Tuesday, October 13, 2009
An At Home Neil Diamond Concert
You are the sun.
I am the moon.
You are the words.
I am the tune.
I had myself a Neil Diamond concert today while I did some mindless household chores. I hadn’t listened to him singing his songs in a long time.
The memories flooded into my being. The music took me on a run of my life from the time I was about twenty-two.
The first time I saw him was at the Anaheim Convention Center. His newest song was “Cracklin’ Rosie.” Linda Ronstadt opened for him.
There were the concerts at the wonderful outdoor Greek Theater in LA, of course, both the ones we bought tickets for and the one at which we decided to be “Tree People.” Those Tree People always seemed to be having so much fun! Well, we had fun, too, naturally, but I was so beaten up that I could hardly move the next day and the clothes we wore were trashed.
I can’t hear “Brother Love’s Traveling Show” without thinking of myself standing, totally lost, in the forest that surrounds the Greek, wondering which way was out, but watching Neil down there with that one arm raised in the air.
I needn’t have worried about finding my way back to the fence. A kindly security guard escorted me back over.
We had an eight track tape of his called “Velvet Gloves and Spit” on a trip to Oklahoma one summer when the kids were little. We played it so many times that the kids knew all of the songs by heart; even that one about going on a family cruise, “You with your grass, Mom and Dad with their booze. la la la”
I have never seen that particular album since, but it has some great songs on it; “Coldwater Morning,” and “Juliet.” There was also a song that had a verse that I could SO identify with:
“The rich has a maid so she takes all her kids to the zoo.
The poor has no maid so she packs up her kids and goes too.”

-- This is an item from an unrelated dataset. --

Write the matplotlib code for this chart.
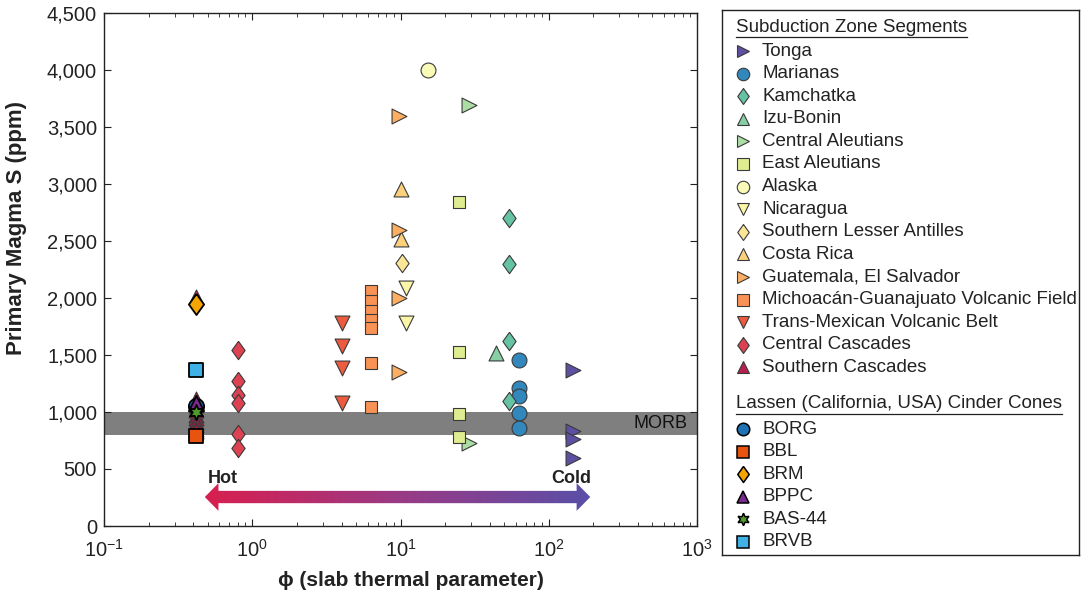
import numpy as np
import matplotlib
matplotlib.use('Agg')
import matplotlib.pyplot as plt
from matplotlib.patches import Polygon
from matplotlib.colors import LinearSegmentedColormap
from matplotlib.ticker import FuncFormatter

plt.rcParams['font.family'] = ['Liberation Sans', 'DejaVu Sans']
plt.rcParams['mathtext.fontset'] = 'custom'
plt.rcParams['mathtext.rm'] = 'Liberation Sans'
plt.rcParams['mathtext.it'] = 'Liberation Sans:italic'
plt.rcParams['mathtext.bf'] = 'Liberation Sans:bold'

# Segmentos de zona de subducção: phi (parâmetro térmico) e S do magma primário (ppm)
segmentos = ['Tonga', 'Marianas', 'Kamchatka', 'Izu-Bonin', 'Central Aleutians',
             'East Aleutians', 'Alaska', 'Nicaragua', 'Southern Lesser Antilles',
             'Costa Rica', 'Guatemala, El Salvador', 'Michoacán-Guanajuato Volcanic Field',
             'Trans-Mexican Volcanic Belt', 'Central Cascades', 'Southern Cascades']
seg_phi = [146, 63, 54, 44, 29, 24.8, 15.3, 10.9, 10.3, 10.0, 9.8, 6.3, 4.0, 0.80, 0.42]
seg_s = [
    [1370, 830, 760, 600],
    [1460, 1210, 1140, 995, 860],
    [2700, 2300, 1625, 1095],
    [1520],
    [3690, 730],
    [2840, 1530, 985, 780],
    [4000],
    [2090, 1780],
    [2310],
    [2960, 2520],
    [3600, 2600, 2000, 1350],
    [2060, 1975, 1890, 1805, 1735, 1430, 1045],
    [1780, 1580, 1390, 1080],
    [1545, 1275, 1150, 1080, 810, 685],
    [2010, 1110, 1060, 1020, 975, 945, 915, 885, 855, 830],
]
seg_cores = ['#5e4fa2', '#3288bd', '#66c2a5', '#88cfa4', '#abdda4', '#e0ec90',
             '#fafab8', '#fbf5a8', '#fbe596', '#fdd17c', '#fdae61', '#f99255',
             '#ec5b40', '#dc4252', '#b5204e']

# diamante um pouco mais alto que largo
losango = [(0, 1), (0.72, 0), (0, -1), (-0.72, 0), (0, 1)]
estrela6 = (6, 1, 0)
seg_marcadores = ['>', 'o', losango, '^', '>', 's', 'o', 'v', losango, '^', '>', 's',
                  'v', losango, '^']

# Cones de cinza de Lassen (Califórnia)
lassen = ['BORG', 'BBL', 'BRM', 'BPPC', 'BAS-44', 'BRVB']
lassen_phi = [0.42, 0.42, 0.42, 0.42, 0.42, 0.42]
lassen_s = [1050, 790, 1950, 1080, 1000, 1370]
lassen_cores = ['#1f72b4', '#e8530f', '#f5a500', '#7a2a8c', '#4e9a2a', '#3fb1e5']
lassen_marcadores = ['o', 's', losango, '^', estrela6, 's']

morb = (800, 1000)

# tamanho de cada marcador (área do scatter / markersize da legenda)
area = {'s': 85, 'o': 115, '^': 115, 'v': 115, '>': 115}
def tam(m, lassen=False):
    if m is losango:
        return 230 if lassen else 175
    if m is estrela6:
        return 120
    a = area[m]
    return a * 1.0 if not lassen else a * 1.05

def ms_leg(m):
    if m is losango:
        return 11.5
    if m == 's':
        return 8
    return 9

fig = plt.figure(figsize=(10.83, 5.99), dpi=100)
ax = fig.add_axes([104/1083, 1-526/599, 593/1083, 513/599])

ax.axhspan(morb[0], morb[1], color='#7f7f7f', lw=0, zorder=1)
ax.text(570, np.mean(morb), 'MORB', ha='center', va='center', fontsize=13,
        color='#111111', zorder=2)

for nome, phi, s, cor, m in zip(segmentos, seg_phi, seg_s, seg_cores, seg_marcadores):
    ax.scatter([phi]*len(s), s, marker=m, s=tam(m), c=cor, edgecolors='#3a3a3a',
               linewidths=0.8, zorder=3)

for nome, phi, s, cor, m in zip(lassen, lassen_phi, lassen_s, lassen_cores, lassen_marcadores):
    ax.scatter([phi], [s], marker=m, s=tam(m, True), c=cor,
               edgecolors='black', linewidths=1.3, zorder=4)

ax.set_xscale('log')
ax.set_xlim(0.1, 1000)
ax.set_ylim(0, 4500)
ax.set_yticks(np.arange(0, 4501, 500))
ax.yaxis.set_major_formatter(FuncFormatter(lambda v, p: f'{int(v):,}'))
ax.tick_params(which='both', direction='in', top=True, right=True, colors='#222222')
ax.tick_params(which='major', length=5, labelsize=14.5)
ax.tick_params(axis='y', pad=5)
ax.tick_params(axis='x', pad=9)
ax.tick_params(which='minor', length=3)
for sp in ax.spines.values():
    sp.set_linewidth(1.0)
    sp.set_color('#222222')

ax.set_ylabel('Primary Magma S (ppm)', fontsize=16, fontweight='bold', color='#222222')
ax.yaxis.set_label_coords(-0.13, 0.58)
ax.set_xlabel('\u03d5 (slab thermal parameter)', fontsize=15, fontweight='bold',
              color='#222222')
ax.xaxis.set_label_coords(0.518, -0.087)

# seta dupla com gradiente quente -> frio (coordenadas do eixo)
x0, x1, yc = 0.170, 0.820, 0.0565
hs, hh, hl = 0.012, 0.027, 0.023
pts = [(x0, yc), (x0+hl, yc+hh), (x0+hl, yc+hs), (x1-hl, yc+hs), (x1-hl, yc+hh),
       (x1, yc), (x1-hl, yc-hh), (x1-hl, yc-hs), (x0+hl, yc-hs), (x0+hl, yc-hh)]
seta = Polygon(pts, closed=True, transform=ax.transAxes, facecolor='none',
               edgecolor='none')
ax.add_patch(seta)
grad_cmap = LinearSegmentedColormap.from_list('quente_frio', ['#d81f4f', '#9a3a85', '#5a4fa8'])
im = ax.imshow(np.linspace(0, 1, 256).reshape(1, -1), cmap=grad_cmap, aspect='auto',
               extent=[x0, x1, yc-hh, yc+hh], transform=ax.transAxes, zorder=2)
im.set_clip_path(seta)
ax.set_xlim(0.1, 1000)
ax.set_ylim(0, 4500)
ax.text(0.2, 0.092, 'Hot', transform=ax.transAxes, ha='center', va='center',
        fontsize=13, fontweight='bold', color='#222222')
ax.text(0.788, 0.092, 'Cold', transform=ax.transAxes, ha='center', va='center',
        fontsize=13, fontweight='bold', color='#222222')

# legenda montada à mão numa caixa separada (coordenadas em pixels da caixa)
lg = fig.add_axes([722/1083, 1-555/599, 357/1083, 545/599])
lg.set_xlim(0, 357)
lg.set_ylim(545, 0)
lg.set_xticks([])
lg.set_yticks([])
for sp in lg.spines.values():
    sp.set_linewidth(1.0)
    sp.set_color('#222222')

mx, tx = 21, 40
fs_leg = 13.5
titulos = []
titulos.append(lg.text(14, 17, 'Subduction Zone Segments', fontsize=fs_leg, va='center',
                       color='#222222'))
for i, (nome, cor, m) in enumerate(zip(segmentos, seg_cores, seg_marcadores)):
    y = 41 + i*22.6
    lg.plot([mx], [y], marker=m, ms=ms_leg(m), color=cor, mec='#3a3a3a', mew=0.8, ls='none')
    lg.text(tx, y, nome, fontsize=fs_leg, va='center', color='#222222')
titulos.append(lg.text(14, 394, 'Lassen (California, USA) Cinder Cones', fontsize=fs_leg,
                       va='center', color='#222222'))
for i, (nome, cor, m) in enumerate(zip(lassen, lassen_cores, lassen_marcadores)):
    y = 419 + i*22.6
    lg.plot([mx], [y], marker=m, ms=ms_leg(m), color=cor, mec='black', mew=1.1, ls='none')
    lg.text(tx, y, nome, fontsize=fs_leg, va='center', color='#222222')

# sublinhado dos títulos da legenda
fig.canvas.draw()
inv = lg.transData.inverted()
for t in titulos:
    bb = t.get_window_extent()
    (xa, ya), (xb, yb) = inv.transform([(bb.x0, bb.y0), (bb.x1, bb.y0)])
    lg.plot([xa, xb], [ya + 1, ya + 1], color='#222222', lw=0.9)

fig.savefig('out.png', dpi=100)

Yep. Well, not the zoo so much, but to the beach.
I remembered standing outside in the aftermath of an Oklahoma ice storm, the January my father died. I sang softly to myself;
“And each one there had one thing to share.
They had sweated beneath the same sun,
looked up in wonder at the same moon,
and wept when it was all done for being done too soon.”
My daddy was fifty-two.
I remember the summer of “Sweet Caroline.” My sister Barbie came out to stay with us in California and I worked with the hub in an auction house. I got to dress up and go out where grown-up people were three nights a week and she got to stay home with the babies. I wore my wiglet, I believe. I was pretty sure I was a hot mama. Perhaps that’s where I got that one “points” that the social security people keep telling me I have.
When I heard “Play Me,” I thought of sitting at my kitchen table with my grandmother Mimi one summer. I was making curtains for Rob’s room and she was doing her nails. She told me that this is how a proper southern lady spends an afternoon. She was gently scolding me for digging in the garden and cleaning the oven, and other improper behavior I had engaged in earlier.
Then she suddenly said, “ ‘Brang?’ Did he just say ‘songs she brang to me’?”
Mimi didn’t cotton to poetic license.
I taught my first truly culturally diverse class, full of first generation immigrants from thirteen different countries to sing, “Coming to America.” They sang it with such joy and animation!
Many years later, I taught another class to sing, “Childsong” from Tap Root Manuscript.
“Until It’s Time for You to Go,”
“Both Sides Now”
“The Grass Won’t Pay No Mind”
All the MEs that I have been through all these years!
The me up there with the "Wiglet?"
She can be laid to rest.
What were we thinking!!!??
P.S. I made that white dress I had on.